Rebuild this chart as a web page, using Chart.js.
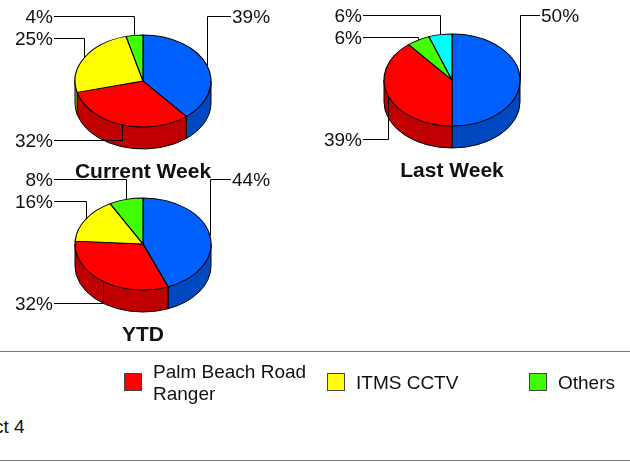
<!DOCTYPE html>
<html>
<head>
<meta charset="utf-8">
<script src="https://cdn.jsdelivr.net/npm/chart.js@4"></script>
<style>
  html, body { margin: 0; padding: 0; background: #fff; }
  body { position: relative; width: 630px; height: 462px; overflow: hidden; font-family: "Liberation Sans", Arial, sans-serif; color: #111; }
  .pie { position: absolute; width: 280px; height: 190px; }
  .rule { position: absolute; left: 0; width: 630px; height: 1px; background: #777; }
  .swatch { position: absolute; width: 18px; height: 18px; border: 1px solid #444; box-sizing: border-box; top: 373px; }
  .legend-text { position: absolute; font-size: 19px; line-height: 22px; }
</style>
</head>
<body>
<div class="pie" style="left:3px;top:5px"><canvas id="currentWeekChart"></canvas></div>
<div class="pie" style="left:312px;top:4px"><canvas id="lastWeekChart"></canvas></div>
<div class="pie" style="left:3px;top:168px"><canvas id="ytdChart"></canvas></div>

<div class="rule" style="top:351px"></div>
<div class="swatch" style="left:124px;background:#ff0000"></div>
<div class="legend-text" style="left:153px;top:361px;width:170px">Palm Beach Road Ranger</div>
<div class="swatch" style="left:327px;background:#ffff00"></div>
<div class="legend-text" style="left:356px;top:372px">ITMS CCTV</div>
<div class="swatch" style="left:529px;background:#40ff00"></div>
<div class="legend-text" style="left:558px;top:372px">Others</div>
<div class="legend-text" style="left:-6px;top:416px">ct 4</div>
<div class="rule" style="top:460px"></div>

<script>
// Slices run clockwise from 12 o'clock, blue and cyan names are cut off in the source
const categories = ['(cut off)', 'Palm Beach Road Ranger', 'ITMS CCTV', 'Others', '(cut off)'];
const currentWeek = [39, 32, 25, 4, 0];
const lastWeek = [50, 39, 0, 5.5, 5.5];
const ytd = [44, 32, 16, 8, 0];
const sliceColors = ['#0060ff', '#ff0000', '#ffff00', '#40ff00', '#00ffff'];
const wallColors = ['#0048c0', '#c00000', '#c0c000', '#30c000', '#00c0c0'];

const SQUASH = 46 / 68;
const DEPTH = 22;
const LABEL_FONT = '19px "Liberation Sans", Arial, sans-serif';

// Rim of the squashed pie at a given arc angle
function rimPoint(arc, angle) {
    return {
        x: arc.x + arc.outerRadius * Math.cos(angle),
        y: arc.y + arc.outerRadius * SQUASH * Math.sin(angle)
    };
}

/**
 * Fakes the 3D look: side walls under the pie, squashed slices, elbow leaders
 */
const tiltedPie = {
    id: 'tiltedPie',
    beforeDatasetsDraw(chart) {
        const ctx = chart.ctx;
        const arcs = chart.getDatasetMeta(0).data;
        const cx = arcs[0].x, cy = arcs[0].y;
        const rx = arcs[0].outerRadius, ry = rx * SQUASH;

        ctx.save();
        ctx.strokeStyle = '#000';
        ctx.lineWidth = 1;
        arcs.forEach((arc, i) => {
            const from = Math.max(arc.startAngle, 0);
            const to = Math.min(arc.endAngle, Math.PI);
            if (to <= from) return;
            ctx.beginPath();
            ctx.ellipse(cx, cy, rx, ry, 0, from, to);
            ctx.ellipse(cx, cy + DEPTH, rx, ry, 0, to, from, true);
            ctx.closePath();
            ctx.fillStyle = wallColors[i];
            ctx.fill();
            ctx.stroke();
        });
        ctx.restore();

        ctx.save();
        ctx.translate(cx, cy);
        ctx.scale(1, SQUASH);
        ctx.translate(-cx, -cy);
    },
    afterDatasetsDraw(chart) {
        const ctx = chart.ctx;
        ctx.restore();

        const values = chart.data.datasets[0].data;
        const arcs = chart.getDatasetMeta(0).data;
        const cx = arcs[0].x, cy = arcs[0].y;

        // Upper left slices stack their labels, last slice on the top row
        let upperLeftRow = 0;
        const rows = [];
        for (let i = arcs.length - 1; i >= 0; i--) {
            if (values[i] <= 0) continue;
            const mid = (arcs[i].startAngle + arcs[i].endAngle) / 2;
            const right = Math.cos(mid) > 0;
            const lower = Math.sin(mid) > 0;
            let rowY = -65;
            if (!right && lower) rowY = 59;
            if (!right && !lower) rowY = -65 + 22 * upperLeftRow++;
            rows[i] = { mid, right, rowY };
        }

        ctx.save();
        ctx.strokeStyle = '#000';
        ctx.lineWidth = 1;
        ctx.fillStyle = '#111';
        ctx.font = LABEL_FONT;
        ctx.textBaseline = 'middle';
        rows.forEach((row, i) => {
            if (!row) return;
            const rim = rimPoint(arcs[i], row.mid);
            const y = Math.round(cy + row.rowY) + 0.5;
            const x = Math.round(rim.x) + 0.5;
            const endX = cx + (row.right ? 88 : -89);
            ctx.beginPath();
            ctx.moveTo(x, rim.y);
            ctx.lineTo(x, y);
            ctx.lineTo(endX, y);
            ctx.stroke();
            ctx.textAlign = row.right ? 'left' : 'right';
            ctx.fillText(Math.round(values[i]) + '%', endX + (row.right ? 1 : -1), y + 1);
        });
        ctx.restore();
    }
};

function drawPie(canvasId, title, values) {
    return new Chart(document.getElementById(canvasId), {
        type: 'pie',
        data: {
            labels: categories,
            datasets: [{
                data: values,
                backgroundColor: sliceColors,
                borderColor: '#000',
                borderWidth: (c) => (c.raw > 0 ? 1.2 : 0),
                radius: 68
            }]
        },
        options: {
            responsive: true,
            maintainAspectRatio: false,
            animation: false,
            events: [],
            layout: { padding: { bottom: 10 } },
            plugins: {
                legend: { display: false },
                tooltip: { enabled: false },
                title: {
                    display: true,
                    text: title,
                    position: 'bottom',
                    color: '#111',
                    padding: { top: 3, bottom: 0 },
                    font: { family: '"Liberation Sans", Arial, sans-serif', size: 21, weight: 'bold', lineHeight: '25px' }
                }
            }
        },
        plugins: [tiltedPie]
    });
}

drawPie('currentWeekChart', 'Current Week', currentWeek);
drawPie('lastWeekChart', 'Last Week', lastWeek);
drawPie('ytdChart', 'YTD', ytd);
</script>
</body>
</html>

────────

# Directive:
Reproduce the full material exactly, excluding the pictures.

# Written response:
Rebuild this chart as a web page, using Chart.js.
<!DOCTYPE html>
<html>
<head>
<meta charset="utf-8">
<script src="https://cdn.jsdelivr.net/npm/chart.js@4"></script>
<style>
  html, body { margin: 0; padding: 0; background: #fff; }
  body { position: relative; width: 630px; height: 462px; overflow: hidden; font-family: "Liberation Sans", Arial, sans-serif; color: #111; }
  .pie { position: absolute; width: 280px; height: 190px; }
  .rule { position: absolute; left: 0; width: 630px; height: 1px; background: #777; }
  .swatch { position: absolute; width: 18px; height: 18px; border: 1px solid #444; box-sizing: border-box; top: 373px; }
  .legend-text { position: absolute; font-size: 19px; line-height: 22px; }
</style>
</head>
<body>
<div class="pie" style="left:3px;top:5px"><canvas id="currentWeekChart"></canvas></div>
<div class="pie" style="left:312px;top:4px"><canvas id="lastWeekChart"></canvas></div>
<div class="pie" style="left:3px;top:168px"><canvas id="ytdChart"></canvas></div>

<div class="rule" style="top:351px"></div>
<div class="swatch" style="left:124px;background:#ff0000"></div>
<div class="legend-text" style="left:153px;top:361px;width:170px">Palm Beach Road Ranger</div>
<div class="swatch" style="left:327px;background:#ffff00"></div>
<div class="legend-text" style="left:356px;top:372px">ITMS CCTV</div>
<div class="swatch" style="left:529px;background:#40ff00"></div>
<div class="legend-text" style="left:558px;top:372px">Others</div>
<div class="legend-text" style="left:-6px;top:416px">ct 4</div>
<div class="rule" style="top:460px"></div>

<script>
// Slices run clockwise from 12 o'clock, blue and cyan names are cut off in the source
const categories = ['(cut off)', 'Palm Beach Road Ranger', 'ITMS CCTV', 'Others', '(cut off)'];
const currentWeek = [39, 32, 25, 4, 0];
const lastWeek = [50, 39, 0, 5.5, 5.5];
const ytd = [44, 32, 16, 8, 0];
const sliceColors = ['#0060ff', '#ff0000', '#ffff00', '#40ff00', '#00ffff'];
const wallColors = ['#0048c0', '#c00000', '#c0c000', '#30c000', '#00c0c0'];

const SQUASH = 46 / 68;
const DEPTH = 22;
const LABEL_FONT = '19px "Liberation Sans", Arial, sans-serif';

// Rim of the squashed pie at a given arc angle
function rimPoint(arc, angle) {
    return {
        x: arc.x + arc.outerRadius * Math.cos(angle),
        y: arc.y + arc.outerRadius * SQUASH * Math.sin(angle)
    };
}

/**
 * Fakes the 3D look: side walls under the pie, squashed slices, elbow leaders
 */
const tiltedPie = {
    id: 'tiltedPie',
    beforeDatasetsDraw(chart) {
        const ctx = chart.ctx;
        const arcs = chart.getDatasetMeta(0).data;
        const cx = arcs[0].x, cy = arcs[0].y;
        const rx = arcs[0].outerRadius, ry = rx * SQUASH;

        ctx.save();
        ctx.strokeStyle = '#000';
        ctx.lineWidth = 1;
        arcs.forEach((arc, i) => {
            const from = Math.max(arc.startAngle, 0);
            const to = Math.min(arc.endAngle, Math.PI);
            if (to <= from) return;
            ctx.beginPath();
            ctx.ellipse(cx, cy, rx, ry, 0, from, to);
            ctx.ellipse(cx, cy + DEPTH, rx, ry, 0, to, from, true);
            ctx.closePath();
            ctx.fillStyle = wallColors[i];
            ctx.fill();
            ctx.stroke();
        });
        ctx.restore();

        ctx.save();
        ctx.translate(cx, cy);
        ctx.scale(1, SQUASH);
        ctx.translate(-cx, -cy);
    },
    afterDatasetsDraw(chart) {
        const ctx = chart.ctx;
        ctx.restore();

        const values = chart.data.datasets[0].data;
        const arcs = chart.getDatasetMeta(0).data;
        const cx = arcs[0].x, cy = arcs[0].y;

        // Upper left slices stack their labels, last slice on the top row
        let upperLeftRow = 0;
        const rows = [];
        for (let i = arcs.length - 1; i >= 0; i--) {
            if (values[i] <= 0) continue;
            const mid = (arcs[i].startAngle + arcs[i].endAngle) / 2;
            const right = Math.cos(mid) > 0;
            const lower = Math.sin(mid) > 0;
            let rowY = -65;
            if (!right && lower) rowY = 59;
            if (!right && !lower) rowY = -65 + 22 * upperLeftRow++;
            rows[i] = { mid, right, rowY };
        }

        ctx.save();
        ctx.strokeStyle = '#000';
        ctx.lineWidth = 1;
        ctx.fillStyle = '#111';
        ctx.font = LABEL_FONT;
        ctx.textBaseline = 'middle';
        rows.forEach((row, i) => {
            if (!row) return;
            const rim = rimPoint(arcs[i], row.mid);
            const y = Math.round(cy + row.rowY) + 0.5;
            const x = Math.round(rim.x) + 0.5;
            const endX = cx + (row.right ? 88 : -89);
            ctx.beginPath();
            ctx.moveTo(x, rim.y);
            ctx.lineTo(x, y);
            ctx.lineTo(endX, y);
            ctx.stroke();
            ctx.textAlign = row.right ? 'left' : 'right';
            ctx.fillText(Math.round(values[i]) + '%', endX + (row.right ? 1 : -1), y + 1);
        });
        ctx.restore();
    }
};

function drawPie(canvasId, title, values) {
    return new Chart(document.getElementById(canvasId), {
        type: 'pie',
        data: {
            labels: categories,
            datasets: [{
                data: values,
                backgroundColor: sliceColors,
                borderColor: '#000',
                borderWidth: (c) => (c.raw > 0 ? 1.2 : 0),
                radius: 68
            }]
        },
        options: {
            responsive: true,
            maintainAspectRatio: false,
            animation: false,
            events: [],
            layout: { padding: { bottom: 10 } },
            plugins: {
                legend: { display: false },
                tooltip: { enabled: false },
                title: {
                    display: true,
                    text: title,
                    position: 'bottom',
                    color: '#111',
                    padding: { top: 3, bottom: 0 },
                    font: { family: '"Liberation Sans", Arial, sans-serif', size: 21, weight: 'bold', lineHeight: '25px' }
                }
            }
        },
        plugins: [tiltedPie]
    });
}

drawPie('currentWeekChart', 'Current Week', currentWeek);
drawPie('lastWeekChart', 'Last Week', lastWeek);
drawPie('ytdChart', 'YTD', ytd);
</script>
</body>
</html>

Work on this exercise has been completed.